Through-Thickness Modelling of Metal Rolling using Multiple-Scale Asymptotics

TL;DR

This paper introduces a semi-analytic multiple-scales asymptotic model for metal rolling that predicts through-thickness stress and strain oscillations efficiently, matching finite element simulations despite simplified assumptions.

Contribution

The paper presents the first semi-analytic model capable of predicting through-thickness oscillations in metal rolling using multiple-scales asymptotics, with validation against finite element results.

Findings

Model predicts rapid stress and strain oscillations in the workpiece.

Matches well with finite element simulations despite simplified assumptions.

Computationally efficient, taking only seconds to evaluate.

Abstract

A new semi-analytic model of the metal rolling process is introduced, which, for the first time, is able to predict the through-thickness stress and strain oscillations present in long thin roll-gaps. The model is based on multiple-scales asymptotics, assuming a long thin roll-gap and a comparably small Coulomb friction coefficient. The leading-order solution varies only on a long lengthscale corresponding to the roll-gap length and matches with slab models.
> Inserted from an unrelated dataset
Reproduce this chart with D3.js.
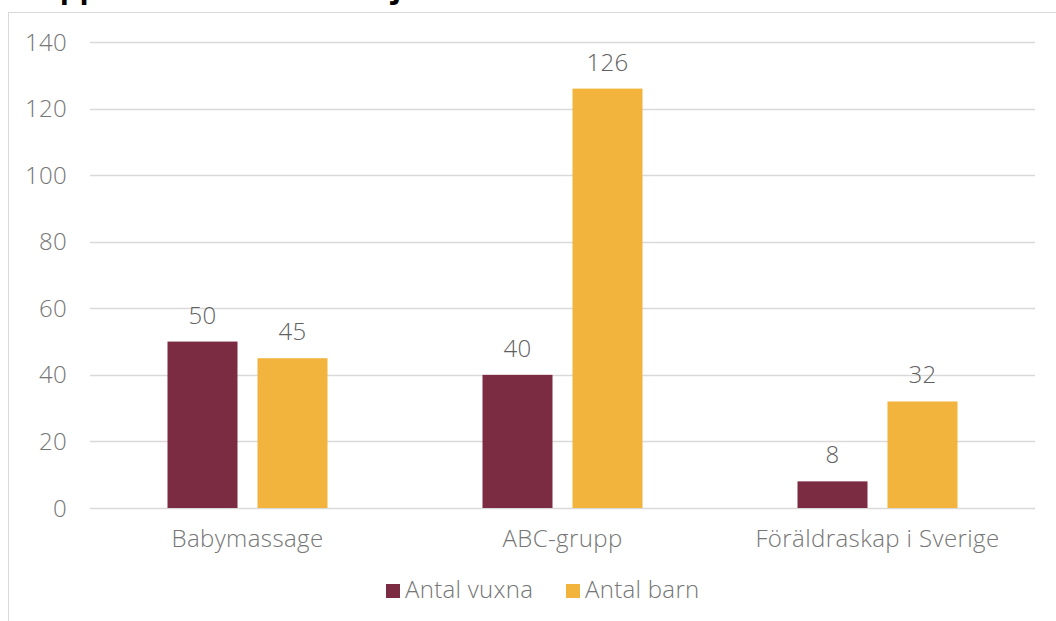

The next-order correction varies on both this long lengthscale and a short lengthscale associated with the workpiece thickness, and reveals rapid stress and strain oscillation both in the rolling direction and through the thickness. For this initial derivation, the model assumes a rigid perfectly-plastic material behaviour. Despite these strong assumptions, this model compares well with finite element simulations that employ more realistic material behaviour (including elasticity and strain hardening). These assumptions facilitate the simplest possible model to provide a foundational understanding of the complex through-thickness behaviour observed in the finite element simulations, while requiring an order of only seconds to compute. This model can form the foundation of further improved models with more complicated mechanics in the future. Matlab code for evaluating the model is provided in the supplementary material.